Skills Shortage, Business Alignment, Green Issues at the Top of CIO Agendas in 2008

What's on the minds of Australia's banking and finance CIOs as 2008 approaches? Finding skilled and talented people to work for them, effective communication with the other business leaders, and, of course, going green.

What's on the minds of Australia's banking and finance CIOs as 2008 approaches? Finding skilled and talented people to work for them, effective communication with the other business leaders, and, of course, going green.

Expressing their views at an Australian Banking and Finance Magazine forum in Sydney, the CIOs of Commonwealth Bank of Australia, the National Australia Bank, and the Bank of Queensland all face similar challenges in this new era of IT-dependent financial services.

Commonwealth Bank of Australia CIO Michael Harte didn't mince words when asked how important people are to the success of his IT organization.

"The people make all the difference," Harte said. "The test is how you invest in protecting and growing that particular asset. We've invested in a program of taking people to MIT helping them understand the importance of non-traditional learning as it relates to their IT career path."

Harte said traditionally IT has been about managing big systems or big projects, where in fact a lot can be learnt by osmosis and not in a tertiary institution.

"What you do need to learn is how to deal with teams and how to motivate and retain them because motivating and retaining the existing employees you have is going to be the biggest defence in the war for talent," he said. "People in IT need to understand importance of customer interactions.
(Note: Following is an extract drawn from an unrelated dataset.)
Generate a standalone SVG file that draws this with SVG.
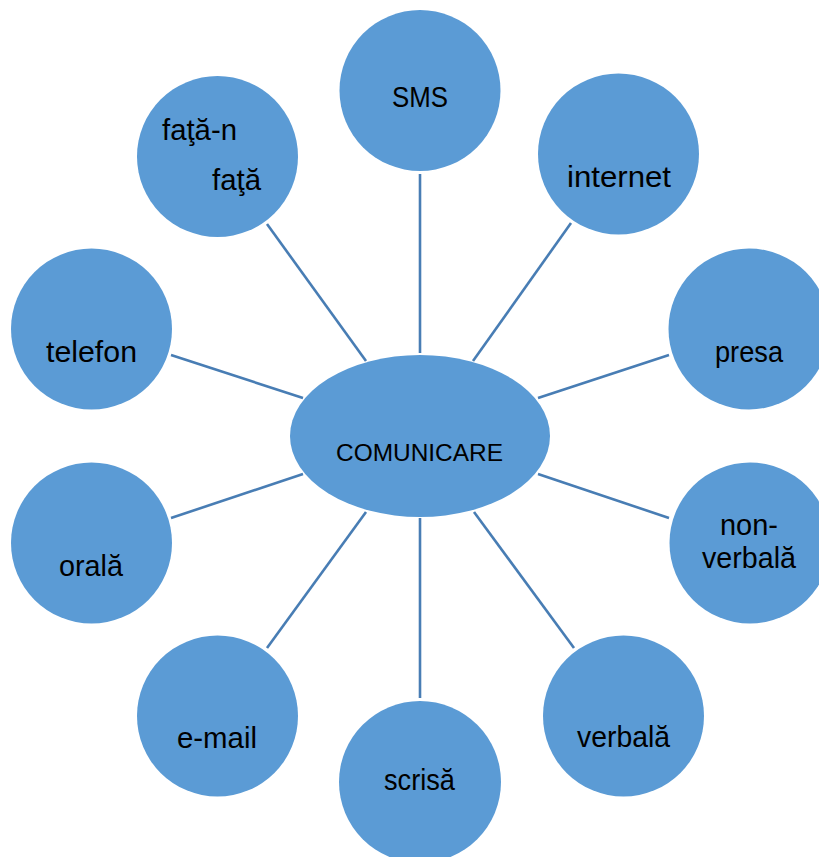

They haven't been taught that at educational institutions."

Harte believes Australia is a "fantastic" consumer of ICT and is the most productive consumer among OECD nations because there is more focus on the human resource side than the development side and "I don't know that that's too bad a thing".

"The more we get our IT people focused on the customer, on supporting the business, and developing the people, the more competitive we will be as an industry," he said.

NAB CIO Michelle Tredenick said the IT industry went through a growth period seven years ago, and then into a lull, and "we are back into a growth period".

"Throughout that, the issue of how to attract and retain talent and how to make people feel good about their work is an issue," she said. "Talking to my team we talk about it a lot and it is a subject that is foremost on our mind."

BOQ CIO Iain Blacklaw went a step further and declared the amount of time business leaders spend talking about people in some organizations is woeful. "Happy workers means happy customers, which means happy shareholders," Blacklaw said.

"The amount of time I spend on people issues is nowhere near what it should be. We have a responsibility as IT leaders to shape out a large part of the agenda."

Blacklaw expressed concern about the lack of investment that Australia makes into training and development, especially in IT.

"In the early 90s we hired a lot of people from Asia to support IT, but India is now churning out thousands of IT graduates and I don't see that flow coming from our university system," he said. "I don't see a lot of smarts coming from the government in terms of investing in people in Australia. The industry is littered with projects that haven't gone well because we put people onto projects who have no idea which end is up, but because they are available. We just don't have the depth of capability in this country to deal with the things we have to deal with."